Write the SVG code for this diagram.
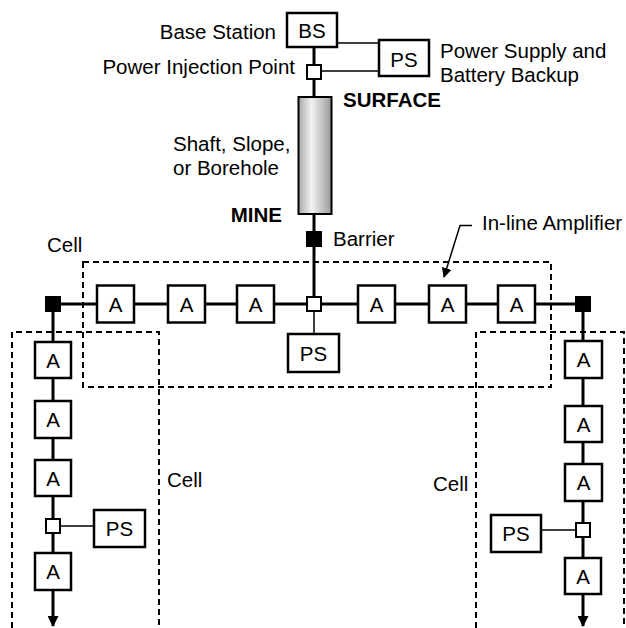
<svg xmlns="http://www.w3.org/2000/svg" width="626" height="628" viewBox="0 0 626 628">
<defs>
<style>
text{font-family:"Liberation Sans",Arial,sans-serif;font-size:20.5px;fill:#000}
.b{font-weight:bold}
.c{text-anchor:middle}
.e{text-anchor:end}
.box{fill:#fff;stroke:#000;stroke-width:2.5}
.jw{fill:#fff;stroke:#000;stroke-width:2}
.jb{fill:#000;stroke:#000;stroke-width:1}
.thick{stroke:#000;stroke-width:3;fill:none}
.thin{stroke:#000;stroke-width:1.5;fill:none}
.dash{stroke:#000;stroke-width:2;fill:none;stroke-dasharray:6,4}
</style>
<linearGradient id="cyl" x1="0" y1="0" x2="1" y2="0">
<stop offset="0" stop-color="#a8a8a8"/>
<stop offset="0.4" stop-color="#f2f2f2"/>
<stop offset="1" stop-color="#9a9a9a"/>
</linearGradient>
<marker id="arr" markerWidth="11" markerHeight="11" refX="10" refY="5.5" orient="auto" markerUnits="userSpaceOnUse" viewBox="0 0 11 11">
<path d="M0,0 L11,5.5 L0,11 z" fill="#000"/>
</marker>
<marker id="arr2" markerWidth="10" markerHeight="10" refX="9" refY="5" orient="auto" markerUnits="userSpaceOnUse" viewBox="0 0 10 10">
<path d="M0,0 L10,5 L0,10 z" fill="#000"/>
</marker>
</defs>
<rect width="626" height="628" fill="#fff"/>

<g id="cells">
<rect class="dash" x="83" y="262" width="468" height="125"/>
<path class="dash" d="M12,628 V332 H159 V628"/>
<path class="dash" d="M476,628 V332 H624 V628"/>
</g>

<g id="connectors">
<line class="thick" x1="314" y1="48" x2="314" y2="97"/>
<line class="thick" x1="314" y1="214" x2="314" y2="296"/>
<line class="thin" x1="338" y1="43" x2="378" y2="43"/>
<line class="thin" x1="322" y1="71" x2="378" y2="71"/>
<line class="thick" x1="53" y1="304" x2="583" y2="304"/>
<line class="thin" x1="314" y1="312" x2="314" y2="334"/>
<line class="thick" x1="53" y1="304" x2="53" y2="626" marker-end="url(#arr)"/>
<line class="thick" x1="583" y1="304" x2="583" y2="626" marker-end="url(#arr)"/>
<line class="thin" x1="61" y1="526" x2="93" y2="526"/>
<line class="thin" x1="542" y1="530" x2="575" y2="530"/>
<path class="thin" d="M472,225.5 H460 L444,277" marker-end="url(#arr2)"/>
</g>

<g id="bs"><rect class="box" x="287" y="13" width="50" height="34"/><text class="c" x="312" y="38">BS</text></g>
<g id="ps-top"><rect class="box" x="379" y="40" width="50" height="36"/><text class="c" x="404" y="66.5">PS</text></g>
<g id="injection"><rect class="jw" x="307" y="65" width="14" height="14"/></g>
<g id="shaft"><rect x="298.5" y="97" width="33" height="117" fill="url(#cyl)" stroke="#000" stroke-width="2"/></g>
<g id="barrier"><rect class="jb" x="306.5" y="231.5" width="15" height="15"/></g>

<g id="junction-left"><rect class="jb" x="45.5" y="296.5" width="15" height="15"/></g>
<g id="junction-right"><rect class="jb" x="575.5" y="296.5" width="15" height="15"/></g>
<g id="junction-center"><rect class="jw" x="307" y="297" width="14" height="14"/></g>

<g id="a1"><rect class="box" x="97" y="285.5" width="37" height="37"/><text class="c" x="115.5" y="311.5">A</text></g>
<g id="a2"><rect class="box" x="168" y="285.5" width="37" height="37"/><text class="c" x="186.5" y="311.5">A</text></g>
<g id="a3"><rect class="box" x="237" y="285.5" width="37" height="37"/><text class="c" x="255.5" y="311.5">A</text></g>
<g id="a4"><rect class="box" x="358" y="285.5" width="37" height="37"/><text class="c" x="376.5" y="311.5">A</text></g>
<g id="a5"><rect class="box" x="429" y="285.5" width="37" height="37"/><text class="c" x="447.5" y="311.5">A</text></g>
<g id="a6"><rect class="box" x="498" y="285.5" width="37" height="37"/><text class="c" x="516.5" y="311.5">A</text></g>
<g id="ps-center"><rect class="box" x="288" y="334" width="51" height="38"/><text class="c" x="313.5" y="360.5">PS</text></g>

<g id="l1"><rect class="box" x="35" y="342" width="36" height="36"/><text class="c" x="53" y="367.5">A</text></g>
<g id="l2"><rect class="box" x="35" y="401" width="36" height="37"/><text class="c" x="53" y="427">A</text></g>
<g id="l3"><rect class="box" x="35" y="460" width="36" height="36"/><text class="c" x="53" y="485.5">A</text></g>
<g id="l-junction"><rect class="jw" x="46" y="519" width="14" height="14"/></g>
<g id="l-ps"><rect class="box" x="94" y="510" width="51" height="37"/><text class="c" x="119.5" y="536">PS</text></g>
<g id="l4"><rect class="box" x="35" y="553" width="36" height="37"/><text class="c" x="53" y="579">A</text></g>

<g id="r1"><rect class="box" x="565" y="341" width="37" height="37"/><text class="c" x="583.5" y="367">A</text></g>
<g id="r2"><rect class="box" x="565" y="406" width="37" height="36"/><text class="c" x="583.5" y="431.5">A</text></g>
<g id="r3"><rect class="box" x="565" y="464" width="37" height="37"/><text class="c" x="583.5" y="490">A</text></g>
<g id="r-junction"><rect class="jw" x="576" y="523" width="14" height="14"/></g>
<g id="r-ps"><rect class="box" x="491" y="515" width="50" height="37"/><text class="c" x="516" y="541">PS</text></g>
<g id="r4"><rect class="box" x="565" y="558" width="36" height="36"/><text class="c" x="583" y="583.5">A</text></g>

<g id="labels">
<text class="e" x="276" y="38.5">Base Station</text>
<text class="e" x="295" y="73.5">Power Injection Point</text>
<text x="440" y="57.5">Power Supply and</text>
<text x="440" y="82">Battery Backup</text>
<text class="b" x="343" y="106.5">SURFACE</text>
<text x="173" y="151">Shaft, Slope,</text>
<text x="173" y="175">or Borehole</text>
<text class="b e" x="282" y="221.5">MINE</text>
<text x="333" y="246">Barrier</text>
<text x="482" y="230">In-line Amplifier</text>
<text x="47" y="252">Cell</text>
<text x="167" y="487">Cell</text>
<text x="433" y="491">Cell</text>
</g>
</svg>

- **WHAT TO DO**: Transcribe all of the material exactly, leaving out whatever pictures it contains.

- **TASK RESULT**:
Write the SVG code for this diagram.
<svg xmlns="http://www.w3.org/2000/svg" width="626" height="628" viewBox="0 0 626 628">
<defs>
<style>
text{font-family:"Liberation Sans",Arial,sans-serif;font-size:20.5px;fill:#000}
.b{font-weight:bold}
.c{text-anchor:middle}
.e{text-anchor:end}
.box{fill:#fff;stroke:#000;stroke-width:2.5}
.jw{fill:#fff;stroke:#000;stroke-width:2}
.jb{fill:#000;stroke:#000;stroke-width:1}
.thick{stroke:#000;stroke-width:3;fill:none}
.thin{stroke:#000;stroke-width:1.5;fill:none}
.dash{stroke:#000;stroke-width:2;fill:none;stroke-dasharray:6,4}
</style>
<linearGradient id="cyl" x1="0" y1="0" x2="1" y2="0">
<stop offset="0" stop-color="#a8a8a8"/>
<stop offset="0.4" stop-color="#f2f2f2"/>
<stop offset="1" stop-color="#9a9a9a"/>
</linearGradient>
<marker id="arr" markerWidth="11" markerHeight="11" refX="10" refY="5.5" orient="auto" markerUnits="userSpaceOnUse" viewBox="0 0 11 11">
<path d="M0,0 L11,5.5 L0,11 z" fill="#000"/>
</marker>
<marker id="arr2" markerWidth="10" markerHeight="10" refX="9" refY="5" orient="auto" markerUnits="userSpaceOnUse" viewBox="0 0 10 10">
<path d="M0,0 L10,5 L0,10 z" fill="#000"/>
</marker>
</defs>
<rect width="626" height="628" fill="#fff"/>

<g id="cells">
<rect class="dash" x="83" y="262" width="468" height="125"/>
<path class="dash" d="M12,628 V332 H159 V628"/>
<path class="dash" d="M476,628 V332 H624 V628"/>
</g>

<g id="connectors">
<line class="thick" x1="314" y1="48" x2="314" y2="97"/>
<line class="thick" x1="314" y1="214" x2="314" y2="296"/>
<line class="thin" x1="338" y1="43" x2="378" y2="43"/>
<line class="thin" x1="322" y1="71" x2="378" y2="71"/>
<line class="thick" x1="53" y1="304" x2="583" y2="304"/>
<line class="thin" x1="314" y1="312" x2="314" y2="334"/>
<line class="thick" x1="53" y1="304" x2="53" y2="626" marker-end="url(#arr)"/>
<line class="thick" x1="583" y1="304" x2="583" y2="626" marker-end="url(#arr)"/>
<line class="thin" x1="61" y1="526" x2="93" y2="526"/>
<line class="thin" x1="542" y1="530" x2="575" y2="530"/>
<path class="thin" d="M472,225.5 H460 L444,277" marker-end="url(#arr2)"/>
</g>

<g id="bs"><rect class="box" x="287" y="13" width="50" height="34"/><text class="c" x="312" y="38">BS</text></g>
<g id="ps-top"><rect class="box" x="379" y="40" width="50" height="36"/><text class="c" x="404" y="66.5">PS</text></g>
<g id="injection"><rect class="jw" x="307" y="65" width="14" height="14"/></g>
<g id="shaft"><rect x="298.5" y="97" width="33" height="117" fill="url(#cyl)" stroke="#000" stroke-width="2"/></g>
<g id="barrier"><rect class="jb" x="306.5" y="231.5" width="15" height="15"/></g>

<g id="junction-left"><rect class="jb" x="45.5" y="296.5" width="15" height="15"/></g>
<g id="junction-right"><rect class="jb" x="575.5" y="296.5" width="15" height="15"/></g>
<g id="junction-center"><rect class="jw" x="307" y="297" width="14" height="14"/></g>

<g id="a1"><rect class="box" x="97" y="285.5" width="37" height="37"/><text class="c" x="115.5" y="311.5">A</text></g>
<g id="a2"><rect class="box" x="168" y="285.5" width="37" height="37"/><text class="c" x="186.5" y="311.5">A</text></g>
<g id="a3"><rect class="box" x="237" y="285.5" width="37" height="37"/><text class="c" x="255.5" y="311.5">A</text></g>
<g id="a4"><rect class="box" x="358" y="285.5" width="37" height="37"/><text class="c" x="376.5" y="311.5">A</text></g>
<g id="a5"><rect class="box" x="429" y="285.5" width="37" height="37"/><text class="c" x="447.5" y="311.5">A</text></g>
<g id="a6"><rect class="box" x="498" y="285.5" width="37" height="37"/><text class="c" x="516.5" y="311.5">A</text></g>
<g id="ps-center"><rect class="box" x="288" y="334" width="51" height="38"/><text class="c" x="313.5" y="360.5">PS</text></g>

<g id="l1"><rect class="box" x="35" y="342" width="36" height="36"/><text class="c" x="53" y="367.5">A</text></g>
<g id="l2"><rect class="box" x="35" y="401" width="36" height="37"/><text class="c" x="53" y="427">A</text></g>
<g id="l3"><rect class="box" x="35" y="460" width="36" height="36"/><text class="c" x="53" y="485.5">A</text></g>
<g id="l-junction"><rect class="jw" x="46" y="519" width="14" height="14"/></g>
<g id="l-ps"><rect class="box" x="94" y="510" width="51" height="37"/><text class="c" x="119.5" y="536">PS</text></g>
<g id="l4"><rect class="box" x="35" y="553" width="36" height="37"/><text class="c" x="53" y="579">A</text></g>

<g id="r1"><rect class="box" x="565" y="341" width="37" height="37"/><text class="c" x="583.5" y="367">A</text></g>
<g id="r2"><rect class="box" x="565" y="406" width="37" height="36"/><text class="c" x="583.5" y="431.5">A</text></g>
<g id="r3"><rect class="box" x="565" y="464" width="37" height="37"/><text class="c" x="583.5" y="490">A</text></g>
<g id="r-junction"><rect class="jw" x="576" y="523" width="14" height="14"/></g>
<g id="r-ps"><rect class="box" x="491" y="515" width="50" height="37"/><text class="c" x="516" y="541">PS</text></g>
<g id="r4"><rect class="box" x="565" y="558" width="36" height="36"/><text class="c" x="583" y="583.5">A</text></g>

<g id="labels">
<text class="e" x="276" y="38.5">Base Station</text>
<text class="e" x="295" y="73.5">Power Injection Point</text>
<text x="440" y="57.5">Power Supply and</text>
<text x="440" y="82">Battery Backup</text>
<text class="b" x="343" y="106.5">SURFACE</text>
<text x="173" y="151">Shaft, Slope,</text>
<text x="173" y="175">or Borehole</text>
<text class="b e" x="282" y="221.5">MINE</text>
<text x="333" y="246">Barrier</text>
<text x="482" y="230">In-line Amplifier</text>
<text x="47" y="252">Cell</text>
<text x="167" y="487">Cell</text>
<text x="433" y="491">Cell</text>
</g>
</svg>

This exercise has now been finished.